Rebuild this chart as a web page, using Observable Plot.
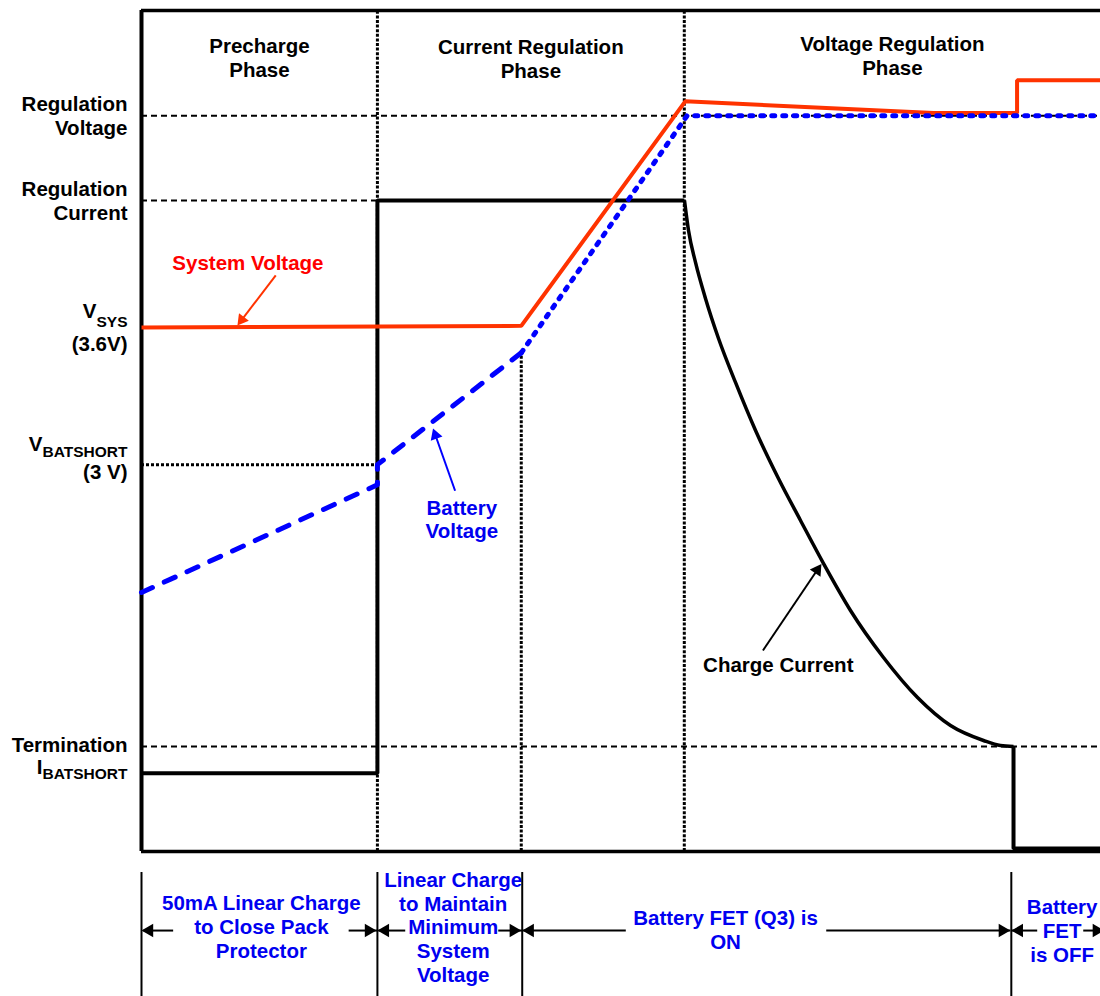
<!DOCTYPE html>
<html><head><meta charset="utf-8">
<script src="https://cdn.jsdelivr.net/npm/d3@7"></script>
<script src="https://cdn.jsdelivr.net/npm/@observablehq/plot@0.6"></script>
<style>
html,body{margin:0;padding:0;background:#fff;overflow:hidden;}
#chart svg{display:block;}
</style>
</head><body><div id="chart"></div>
<script>
// ---------- data (time units 0..100, level units 0..100) ----------
const phaseNames = ["Precharge\nPhase", "Current Regulation\nPhase", "Voltage Regulation\nPhase"];
const phaseBounds = [0, 24.6, 56.6, 100];
const phaseDy = [66, 67, 64];
const linearEnd = 39.6;          // end of linear charge (min system voltage reached)

const levelKeys = ["regV", "regI", "vsys", "vbatshort", "term", "ibatshort"];
const levelValues = [87.5, 77.4, 62.3, 46.0, 12.5, 9.3];

// System voltage
const sysT = [0, 39.6, 56.7, 82.6, 91.3, 91.3, 100];
const sysV = [62.3, 62.5, 89.2, 87.8, 87.8, 91.7, 91.7];
// Battery voltage
const batDashT = [0, 24.6, 24.6, 39.6];
const batDashV = [30.8, 43.6, 46.0, 59.3];
const batDotT = [39.6, 56.9, 100];
const batDotV = [59.3, 87.5, 87.5];
// Charge current
const chgStepT = [0, 24.6, 24.6, 56.6];
const chgStepV = [9.3, 9.3, 77.4, 77.4];
const chgTaperT = [56.62, 57.04, 57.77, 58.81, 60.17, 61.94, 64.03, 66.42, 68.72, 71.12, 73.93, 77.37, 80.92, 84.36, 87.80, 89.57, 90.93];
const chgTaperV = [77.41, 73.84, 70.04, 65.76, 61.00, 55.77, 50.06, 44.35, 39.36, 34.24, 28.66, 23.07, 18.31, 14.98, 13.20, 12.60, 12.49];
const chgOffT = [90.93, 90.93, 100];
const chgOffV = [12.49, 0.36, 0.36];

// bottom annotation band
const bandBounds = [0, 24.6, 39.7, 90.7];
const bandTexts = ["50mA Linear Charge\nto Close Pack\nProtector",
  "Linear Charge\nto Maintain\nMinimum\nSystem\nVoltage",
  "Battery FET (Q3) is\nON",
  "Battery\nFET\nis OFF"];
const bandTextT = [12.5, 32.5, 60.9, 96.0];
const bandTextDy = [106, 130, 97, 110];
const bandShaftX1 = [0.2, 21.6, 24.7, 37.2, 39.8, 71.4, 90.7, 98.2];
const bandShaftX2 = [3.3, 24.6, 27.5, 39.7, 50.5, 90.6, 93.4, 100];
const bandY = [-2.5, -17.3];
const bandArrowY = -9.4;

// ---------- layout ----------
const W = 1100, H = 996, ML = 141, MR = 0, MT = 10, MB = 145;
const FONT = "'Liberation Sans', Arial, sans-serif";
const FS = 20.5;
const RED = "#ff3300", BLUE = "#0000ff", TXT_BLUE = "#0000f0";
const L = Object.fromEntries(levelKeys.map((k, i) => [k, levelValues[i]]));
const pts = (T, V) => T.map((t, i) => ({t, v: V[i]}));

const xs = Plot.scale({x: {domain: [0, 100], range: [ML, W - MR]}});
const ys = Plot.scale({y: {domain: [0, 100], range: [H - MB, MT]}});

function arrow(fromT, fromV, tipT, tipV, color, r, sw, shaft = true) {
  const px = xs.apply(tipT), py = ys.apply(tipV);
  const fx = xs.apply(fromT), fy = ys.apply(fromV);
  const len = Math.hypot(px - fx, py - fy);
  const ux = (px - fx) / len, uy = (py - fy) / len;
  const off = 1.555 * r;
  const angle = Math.atan2(ux, -uy) * 180 / Math.PI;
  const marks = [Plot.dot([{t: tipT, v: tipV}], {x: "t", y: "v", symbol: "triangle", r, fill: color, stroke: "none", rotate: angle, dx: -ux * off, dy: -uy * off})];
  if (shaft) {
    const ex = xs.invert(px - ux * off), ey = ys.invert(py - uy * off);
    marks.unshift(Plot.link([{a: fromT, b: fromV, c: ex, d: ey}], {x1: "a", y1: "b", x2: "c", y2: "d", stroke: color, strokeWidth: sw}));
  }
  return marks;
}

const ctx = document.createElement("canvas").getContext("2d");
function textWidth(s, size) { ctx.font = `bold ${size}px 'Liberation Sans'`; return ctx.measureText(s).width; }

const label = (data, opts) => Plot.text(data, {fontFamily: FONT, fontWeight: "bold", fontSize: FS, lineHeight: 1.13, lineAnchor: "bottom", ...opts});

const SUB = 15.5;
const subLabels = [
  {main: "V", sub: "SYS", level: L.vsys, dyMain: -10, dySub: -1},
  {main: "V", sub: "BATSHORT", level: L.vbatshort, dyMain: -14, dySub: -8},
  {main: "I", sub: "BATSHORT", level: L.ibatshort, dyMain: 1, dySub: 6}
];
const subMarks = subLabels.flatMap(s => [
  label([s.level], {x: 0, y: d => d, text: [s.sub], fontSize: SUB, textAnchor: "end", dx: -14, dy: s.dySub}),
  label([s.level], {x: 0, y: d => d, text: [s.main], textAnchor: "end", dx: -14 - textWidth(s.sub, SUB), dy: s.dyMain})
]);

const dashed = {stroke: "#000", strokeWidth: 2, strokeDasharray: "6,4"};
const dotted = {stroke: "#000", strokeWidth: 3, strokeDasharray: "3,1.6"};

const bandHeads = [
  ...bandBounds.map(b => arrow(b + 3, bandArrowY, b, bandArrowY, "#000", 5, 2, false)),
  ...bandBounds.slice(1).map(b => arrow(b - 3, bandArrowY, b - 0.1, bandArrowY, "#000", 5, 2, false)),
  arrow(96, bandArrowY, 100.4, bandArrowY, "#000", 5, 2, false)
].flat();

const chart = Plot.plot({
  width: W, height: H,
  marginLeft: ML, marginRight: MR, marginTop: MT, marginBottom: MB,
  x: {domain: [0, 100], axis: null},
  y: {domain: [0, 100], axis: null},
  style: {fontFamily: FONT, background: "#fff"},
  marks: [
    // reference lines
    Plot.ruleY([L.regV], {x1: 0, x2: 100, ...dashed}),
    Plot.ruleY([L.regI], {x1: 0, x2: phaseBounds[1], ...dashed}),
    Plot.ruleY([L.term], {x1: 0, x2: 100, ...dashed}),
    Plot.ruleY([L.vbatshort], {x1: 0, x2: phaseBounds[1], stroke: "#000", strokeWidth: 3, strokeDasharray: "3,2"}),
    Plot.ruleX([phaseBounds[1], phaseBounds[2]], {y1: 0, y2: 100, ...dotted}),
    Plot.ruleX([linearEnd], {y1: 0, y2: batDashV[3], ...dotted}),
    // frame
    Plot.ruleY([100], {x1: 0, x2: 100, stroke: "#000", strokeWidth: 3.5}),
    Plot.ruleY([0], {x1: 0, x2: 100, stroke: "#000", strokeWidth: 3.5}),
    Plot.ruleX([0], {y1: 0, y2: 100, stroke: "#000", strokeWidth: 4}),
    // charge current
    Plot.line(pts(chgStepT, chgStepV), {x: "t", y: "v", stroke: "#000", strokeWidth: 4, strokeLinejoin: "miter", strokeLinecap: "butt"}),
    Plot.line(pts(chgTaperT, chgTaperV), {x: "t", y: "v", stroke: "#000", strokeWidth: 3.5, curve: "monotone-x", strokeLinecap: "butt"}),
    Plot.line(pts(chgOffT, chgOffV), {x: "t", y: "v", stroke: "#000", strokeWidth: 4, strokeLinejoin: "miter", strokeLinecap: "butt"}),
    // system voltage
    Plot.line(pts(sysT, sysV), {x: "t", y: "v", stroke: RED, strokeWidth: 4, strokeLinejoin: "miter", strokeLinecap: "butt"}),
    // battery voltage
    Plot.line(pts(batDashT, batDashV), {x: "t", y: "v", stroke: BLUE, strokeWidth: 5, strokeDasharray: "12,13", strokeLinecap: "round"}),
    Plot.line(pts(batDotT, batDotV), {x: "t", y: "v", stroke: BLUE, strokeWidth: 5, strokeDasharray: "3,8", strokeLinecap: "round"}),
    // annotation arrows
    ...arrow(14.0, 68.5, 10.0, 62.55, RED, 4.6, 2),
    ...arrow(32.7, 42.9, 30.4, 50.3, BLUE, 4.6, 2),
    ...arrow(64.8, 23.9, 70.9, 34.2, "#000", 4.8, 2),
    // bottom band
    Plot.ruleX(bandBounds, {y1: bandY[0], y2: bandY[1], stroke: "#000", strokeWidth: 2}),
    Plot.link(bandShaftX1.map((a, i) => ({a, b: bandShaftX2[i]})), {x1: "a", x2: "b", y1: bandArrowY, y2: bandArrowY, stroke: "#000", strokeWidth: 2}),
    ...bandHeads,
    // phase labels
    ...phaseNames.map((s, i) => label([s], {x: (phaseBounds[i] + phaseBounds[i + 1]) / 2, y: 100, text: d => d, textAnchor: "middle", dy: phaseDy[i]})),
    // level labels
    label([L.regV, L.regI], {x: 0, y: d => d, text: ["Regulation\nVoltage", "Regulation\nCurrent"], textAnchor: "end", dx: -14, dy: 19}),
    ...subMarks,
    label([L.vsys], {x: 0, y: d => d, text: ["(3.6V)"], textAnchor: "end", dx: -14, dy: 23}),
    label([L.vbatshort], {x: 0, y: d => d, text: ["(3 V)"], textAnchor: "end", dx: -14, dy: 14}),
    label([L.term], {x: 0, y: d => d, text: ["Termination"], textAnchor: "end", dx: -14, dy: 6}),
    // series labels
    label([{t: 11.1, v: 69.1}], {x: "t", y: "v", text: ["System Voltage"], fill: "#ff0000", textAnchor: "middle"}),
    label([{t: 33.4, v: 37.3}], {x: "t", y: "v", text: ["Battery\nVoltage"], fill: TXT_BLUE, textAnchor: "middle"}),
    label([{t: 66.4, v: 21.3}], {x: "t", y: "v", text: ["Charge Current"], textAnchor: "middle"}),
    // band labels
    ...bandTexts.map((s, i) => label([s], {x: bandTextT[i], y: 0, text: d => d, fill: TXT_BLUE, textAnchor: "middle", lineHeight: 1.15, dy: bandTextDy[i]}))
  ]
});
document.getElementById("chart").appendChild(chart);
</script>
</body></html>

EXERCISE DIRECTIONS: Extract every line above containing the word "chart".

ANSWER BELOW:
Rebuild this chart as a web page, using Observable Plot.
#chart svg{display:block;}
</head><body><div id="chart"></div>
const chart = Plot.plot({
document.getElementById("chart").appendChild(chart);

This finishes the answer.